In essence both briefs minimize the importance of explicit substantive tax issue that the agent identified in his declaration in support of the summons in Liebman and ask the court to consider the context of the request in Taylor Lohmeyer, which in their view inexorably links the request to the substance of the advice.

Some Concluding Thoughts

There is more to the briefs, including a detailed discussion of circuit precedent in the petition and the ACTC’s distinguishing of the Seventh Circuit’s United States v. BDO Seidman, another case the Fifth Circuit relied on, and a policy argument alleging that an undisturbed Taylor Lohmeyer opinion will “impose a discernible chill over the attorney-client relationship between taxpayers and tax counsel.” But the key part of the briefs is the point that courts should consider the overall context of the IRS request and not limit the privilege to circumstances when an agent says aloud in a declaration what was driving the request for the client identities.

My colleague Jack Townsend blogged this case when the Fifth Circuit issued its opinion this past spring, and we are discussing it in the next update to the Saltzman and Book treatise (Jack is a contributing author). As he noted in his blog, in Taylor Lohmeyer the IRS request for information “was not connected to ‘identified specific, substantive legal advice the IRS considered improper;’ rather, the request asked for documents of clients for whom the Firm established, maintained, operated or controlled certain foreign accounts, assets or entities, without limitation to any specific advice the Firm rendered, so that it was ‘less than clear . . . as to what motive, or other communication of [legal] advice, can be inferred from that information alone.’

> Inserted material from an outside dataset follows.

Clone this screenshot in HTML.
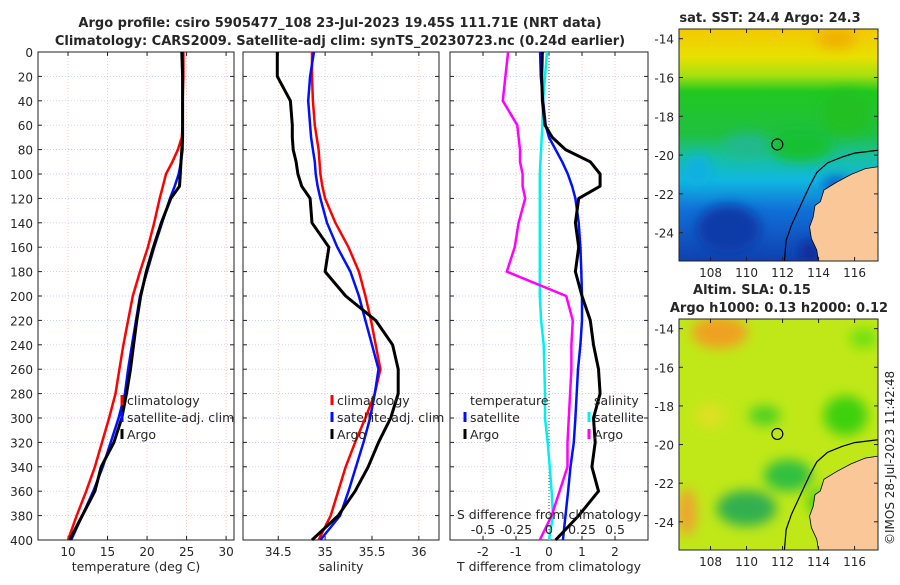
<!DOCTYPE html>
<html><head><meta charset="utf-8"><style>
body{margin:0;background:#fff}
svg text{font-family:"DejaVu Sans","Liberation Sans",sans-serif;fill:#262626}
</style></head><body>
<svg id="fig" width="900" height="580" viewBox="0 0 900 580" xmlns="http://www.w3.org/2000/svg">
<defs>
<filter id="blur" x="-20%" y="-20%" width="140%" height="140%"><feGaussianBlur stdDeviation="6"/></filter>
<clipPath id="c1"><rect x="679" y="29" width="199" height="232"/></clipPath>
<clipPath id="c2"><rect x="679" y="319" width="199" height="231"/></clipPath>
<linearGradient id="sst" x1="0" y1="0" x2="0" y2="1">
<stop offset="0" stop-color="#f3c800"/><stop offset="0.12" stop-color="#e8e000"/><stop offset="0.2" stop-color="#a8e010"/>
<stop offset="0.27" stop-color="#20c820"/><stop offset="0.45" stop-color="#20c040"/><stop offset="0.55" stop-color="#18c0a0"/>
<stop offset="0.65" stop-color="#10b8e0"/><stop offset="0.78" stop-color="#1070d8"/><stop offset="1" stop-color="#1040b0"/>
</linearGradient>
</defs>
<g font-weight="bold" font-size="13" text-anchor="middle">
<text x="340" y="27">Argo profile: csiro 5905477_108 23-Jul-2023 19.45S 111.71E (NRT data)</text>
<text x="340" y="45">Climatology: CARS2009. Satellite-adj clim: synTS_20230723.nc (0.24d earlier)</text>
</g>
<g id="plots"></g>
<g id="maps"></g>
<text x="0" y="0" font-size="12" transform="translate(894,545) rotate(-90)">©IMOS 28-Jul-2023 11:42:48</text>
</svg>
<script>
const depths=[0,20,40,60,70,80,90,100,110,120,140,160,180,200,220,240,260,280,300,320,340,360,380,400];
const tempClim=[24.6,24.6,24.5,24.5,24.4,23.9,23.2,22.4,22.0,21.6,20.9,20.1,19.1,18.2,17.6,17.0,16.5,16.0,15.2,14.3,13.4,12.3,11.1,10.0];
const tempSat=[24.5,24.5,24.5,24.5,24.5,24.5,24.3,24.0,23.5,22.9,21.9,20.9,20.0,19.1,18.6,18.1,17.6,17.2,16.4,15.4,14.4,13.2,11.8,10.4];
const tempArgo=[24.4,24.5,24.5,24.5,24.5,24.4,24.3,24.2,24.1,23.0,21.8,20.8,19.9,19.2,18.7,18.3,17.9,17.4,16.8,15.8,14.2,13.4,11.8,10.2];
const salClim=[34.86,34.86,34.87,34.89,34.91,34.93,34.94,34.95,34.97,35.0,35.11,35.25,35.36,35.43,35.49,35.54,35.59,35.53,35.43,35.32,35.22,35.14,35.06,34.93];
const salSat=[34.88,34.84,34.82,34.84,34.85,34.87,34.89,34.9,34.92,34.95,35.02,35.13,35.27,35.36,35.43,35.5,35.57,35.53,35.48,35.41,35.33,35.25,35.16,34.95];
const salArgo=[34.49,34.49,34.63,34.65,34.65,34.66,34.69,34.71,34.75,34.84,34.86,35.04,35.0,35.22,35.54,35.72,35.78,35.78,35.7,35.57,35.46,35.32,35.14,34.86];
const tDiffSat=[-0.27,-0.25,-0.18,-0.1,0.0,0.2,0.4,0.57,0.7,0.8,0.9,0.95,0.98,1.0,1.0,0.95,0.88,0.84,0.8,0.75,0.65,0.58,0.5,0.42];
const tDiffArgo=[-0.2,-0.22,-0.2,-0.12,0.1,0.5,1.25,1.55,1.55,0.9,0.8,0.9,0.8,1.0,1.25,1.35,1.5,1.55,1.35,1.4,1.3,1.5,0.9,0.2];
const sDiffSat=[-0.015,-0.03,-0.045,-0.05,-0.055,-0.06,-0.065,-0.07,-0.07,-0.07,-0.07,-0.07,-0.07,-0.07,-0.06,-0.04,-0.035,-0.03,-0.03,-0.01,0.005,0.02,0.03,0.0];
const sDiffArgo=[-0.31,-0.33,-0.35,-0.24,-0.23,-0.22,-0.22,-0.2,-0.2,-0.18,-0.23,-0.26,-0.32,0.13,0.18,0.17,0.17,0.16,0.15,0.14,0.14,0.08,0.02,-0.07];
const tTicks=[10,15,20,25,30], sTicks=[34.5,35,35.5,36], dTicks=[-2,-1,0,1,2], sdTicks=[-0.5,-0.25,0,0.25,0.5];
const yTicks=[0,20,40,60,80,100,120,140,160,180,200,220,240,260,280,300,320,340,360,380,400];
const lonTicks=[108,110,112,114,116], latTicks=[-14,-16,-18,-20,-22,-24];

const NS='http://www.w3.org/2000/svg';
const plots=document.getElementById('plots'), maps=document.getElementById('maps');
function mk(tag,attrs,parent){const e=document.createElementNS(NS,tag);for(const k in attrs)e.setAttribute(k,attrs[k]);(parent||plots).appendChild(e);return e;}
const Y0=52,Y1=540;
const yS=d=>Y0+(d/400)*(Y1-Y0);
function panel(x0,x1,lo,hi,ticks,name,xlabel,showY){
  const xs=v=>x0+(v-lo)/(hi-lo)*(x1-x0);
  const g=mk('g',{});
  
  
  for(const t of ticks){mk('line',{x1:xs(t),x2:xs(t),y1:Y0,y2:Y1,stroke:'#f0b8a8','stroke-width':0.7,'stroke-dasharray':'1,2'},g);}
  for(const d of yTicks){mk('line',{x1:x0,x2:x1,y1:yS(d),y2:yS(d),stroke:'#b8c0f0','stroke-width':0.7,'stroke-dasharray':'1,2'},g);
    mk('line',{x1:x0,x2:x0+4,y1:yS(d),y2:yS(d),stroke:'#222'},g);mk('line',{x1:x1-4,x2:x1,y1:yS(d),y2:yS(d),stroke:'#222'},g);
    if(showY){const t=mk('text',{x:x0-5,y:yS(d)+5,'font-size':12,'text-anchor':'end'},g);t.textContent=d;}}
  for(const t of ticks){mk('line',{x1:xs(t),x2:xs(t),y1:Y1,y2:Y1-4,stroke:'#222'},g);mk('line',{x1:xs(t),x2:xs(t),y1:Y0,y2:Y0+4,stroke:'#222'},g);
    const tx=mk('text',{x:xs(t),y:Y1+16,'font-size':12,'text-anchor':'middle'},g);tx.textContent=t;}
  mk('rect',{x:x0,y:Y0,width:x1-x0,height:Y1-Y0,fill:'none',stroke:'#222','stroke-width':1},g);
  const xl=mk('text',{x:(x0+x1)/2,y:571,'font-size':12.5,'text-anchor':'middle'},g);xl.textContent=xlabel;
  return {xs,g};
}
function line(p,vals,color,w,name,scale){
  const pts=vals.map((v,i)=>p.xs(v*(scale||1)).toFixed(1)+','+yS(depths[i]).toFixed(1)).join(' ');
  const e=mk('polyline',{points:pts,fill:'none',stroke:color,'stroke-width':w,'stroke-linejoin':'round'},p.g);
  
  
}
function legend(g,x,y,items){
  items.forEach((it,i)=>{
    if(it[1]){mk('line',{x1:x,x2:x,y1:y+i*17-10,y2:y+i*17,stroke:it[1],'stroke-width':3},g);}
    const t=mk('text',{x:x+5,y:y+i*17,'font-size':12.5},g);t.textContent=it[0];
  });
}
const p1=panel(38,234,6.2,31.0,tTicks,'temperature-panel','temperature (deg C)',true);
line(p1,tempClim,'#ff0000',2.5,'temp-climatology-line');
line(p1,tempSat,'#0010ff',2.5,'temp-satellite-line');
line(p1,tempArgo,'#000',3,'temp-argo-line');
const lg1=mk('g',{},p1.g);
legend(lg1,122,405,[['climatology','#ff0000'],['satellite-adj. clim','#0010ff'],['Argo','#000']]);

const p2=panel(243,439,34.124,36.215,sTicks,'salinity-panel','salinity',false);
line(p2,salClim,'#ff0000',2.5,'sal-climatology-line');
line(p2,salSat,'#0010ff',2.5,'sal-satellite-line');
line(p2,salArgo,'#000',3,'sal-argo-line');
const lg2=mk('g',{},p2.g);
legend(lg2,332,405,[['climatology','#ff0000'],['satellite-adj. clim','#0010ff'],['Argo','#000']]);

const p3=panel(450,648,-3.0,3.0,dTicks,'difference-panel','T difference from climatology',false);
mk('line',{x1:p3.xs(0),x2:p3.xs(0),y1:Y0,y2:Y1,stroke:'#555','stroke-dasharray':'1,2'},p3.g);
line(p3,sDiffSat,'#00f0f0',2.5,'sdiff-satellite-line',4);
line(p3,sDiffArgo,'#ff00ff',2.5,'sdiff-argo-line',4);
line(p3,tDiffSat,'#0010ff',2.5,'tdiff-satellite-line');
line(p3,tDiffArgo,'#000',3,'tdiff-argo-line');
const lg3=mk('g',{},p3.g);
legend(lg3,465,405,[['temperature',null],['satellite','#0010ff'],['Argo','#000']]);
legend(lg3,589,405,[['salinity',null],['satellite','#00f0f0'],['Argo','#ff00ff']]);
const sl=mk('text',{x:549,y:519,'font-size':12.5,'text-anchor':'middle'},p3.g);sl.textContent='S difference from climatology';

for(const t of sdTicks){const tx=mk('text',{x:p3.xs(t*4),y:534,'font-size':12.5,'text-anchor':'middle'},p3.g);tx.textContent=t;}

// maps
const MX0=679,MX1=878;
const lonS=v=>MX0+(v-106.25)/(117.3-106.25)*(MX1-MX0);
function mapPanel(top,bot,clip,name,kind){
  const latS=v=>top+(v-(-13.5))/(-25.46-(-13.5))*(bot-top);
  const g=mk('g',{},maps);
  
  
  const f=mk('g',{'clip-path':'url(#'+clip+')'},g);
  if(kind==='sst'){
    mk('rect',{x:MX0,y:top,width:199,height:bot-top,fill:'url(#sst)'},f);
    const b=mk('g',{filter:'url(#blur)'},f);
    mk('ellipse',{cx:lonS(109),cy:latS(-23.8),rx:32,ry:24,fill:'#0a3aa8'},b);
    mk('ellipse',{cx:lonS(107.3),cy:latS(-20.8),rx:14,ry:16,fill:'#10b0e0'},b);
    mk('ellipse',{cx:lonS(115.5),cy:latS(-17.8),rx:24,ry:22,fill:'#20c020'},b);
    mk('ellipse',{cx:lonS(113),cy:latS(-19.5),rx:32,ry:16,fill:'#18c030'},b);
    mk('ellipse',{cx:lonS(110),cy:latS(-19.5),rx:22,ry:12,fill:'#20b890'},b);
    mk('ellipse',{cx:lonS(115),cy:latS(-14),rx:20,ry:10,fill:'#f0b000'},b);
    mk('ellipse',{cx:lonS(113.5),cy:latS(-25),rx:10,ry:12,fill:'#0a2a98'},b);
    mk('ellipse',{cx:lonS(115),cy:latS(-21.5),rx:14,ry:6,fill:'#1040c0'},b);
  } else {
    mk('rect',{x:MX0,y:top,width:199,height:bot-top,fill:'#c0e818'},f);
    const b=mk('g',{filter:'url(#blur)'},f);
    mk('ellipse',{cx:lonS(108.5),cy:latS(-14.2),rx:28,ry:16,fill:'#f0a020'},b);
    mk('ellipse',{cx:lonS(106.7),cy:latS(-23.5),rx:9,ry:24,fill:'#f0a030'},b);
    mk('ellipse',{cx:lonS(110),cy:latS(-23.3),rx:30,ry:18,fill:'#30b050'},b);
    mk('ellipse',{cx:lonS(112.3),cy:latS(-21.6),rx:24,ry:16,fill:'#30c040'},b);
    mk('ellipse',{cx:lonS(111),cy:latS(-18.5),rx:16,ry:10,fill:'#50d020'},b);
    mk('ellipse',{cx:lonS(115.5),cy:latS(-18.5),rx:22,ry:20,fill:'#40d010'},b);
    mk('ellipse',{cx:lonS(116.5),cy:latS(-14.5),rx:14,ry:10,fill:'#70e010'},b);
    mk('ellipse',{cx:lonS(114.5),cy:latS(-23),rx:20,ry:14,fill:'#40d010'},b);
    mk('ellipse',{cx:lonS(108),cy:latS(-18.5),rx:14,ry:12,fill:'#e0e020'},b);
  }
  const coast=[[117.3,-19.75],[116,-19.9],[115.3,-20.1],[114.5,-20.4],[113.9,-20.9],[113.5,-21.6],[113.2,-22.2],[112.9,-22.8],[112.5,-23.6],[112.2,-24.4],[112.1,-25.5]];
  mk('polyline',{points:coast.map(p=>lonS(p[0])+','+latS(p[1])).join(' '),fill:'none',stroke:'#000','stroke-width':1.2},f);
  const land=[[117.3,-20.6],[116.6,-20.7],[115.8,-21.0],[115,-21.4],[114.3,-21.8],[114.1,-22.4],[113.8,-22.6],[113.7,-23.2],[113.5,-23.7],[113.6,-24.3],[113.9,-24.9],[114.0,-25.5],[117.3,-25.5]];
  const lp=mk('polygon',{points:land.map(p=>lonS(p[0])+','+latS(p[1])).join(' '),fill:'#fac898',stroke:'#000','stroke-width':0.8},f);
  
  
  const c=mk('circle',{cx:lonS(111.71),cy:latS(-19.45),r:5.5,fill:'none',stroke:'#000','stroke-width':1.2},g);
  
  
  mk('rect',{x:MX0,y:top,width:199,height:bot-top,fill:'none',stroke:'#222'},g);
  for(const t of lonTicks){mk('line',{x1:lonS(t),x2:lonS(t),y1:bot,y2:bot-4,stroke:'#222'},g);mk('line',{x1:lonS(t),x2:lonS(t),y1:top,y2:top+4,stroke:'#222'},g);
    const tx=mk('text',{x:lonS(t),y:bot+16,'font-size':12,'text-anchor':'middle'},g);tx.textContent=t;}
  for(const t of latTicks){mk('line',{x1:MX0,x2:MX0+4,y1:latS(t),y2:latS(t),stroke:'#222'},g);mk('line',{x1:MX1-4,x2:MX1,y1:latS(t),y2:latS(t),stroke:'#222'},g);
    const tx=mk('text',{x:MX0-5,y:latS(t)+5,'font-size':12,'text-anchor':'end'},g);tx.textContent=t;}
  return g;
}
const m1=mapPanel(29,261,'c1','sst-map','sst');
const m2=mapPanel(319,550,'c2','sla-map','sla');
function title(g,x,y,s){const t=mk('text',{x:x,y:y,'font-size':13,'font-weight':'bold','text-anchor':'middle'},g);t.textContent=s;}
title(m1,770,22,'sat. SST: 24.4 Argo: 24.3');
title(m2,752,294,'Altim. SLA: 0.15');
title(m2,779,312,'Argo h1000: 0.13 h2000: 0.12');
</script>
</body></html>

The ACTC suggests that even without the agent’s declaration explicitly referring to the legal advice the law firm purportedly provided the request itself implicates the legal advice in such a way that the identity itself should be protected. This approach, if accepted, would extend the exception in tax cases in a way that other courts have not embraced, at least not in cases that solely focus on the tax consequences of the unknown clients.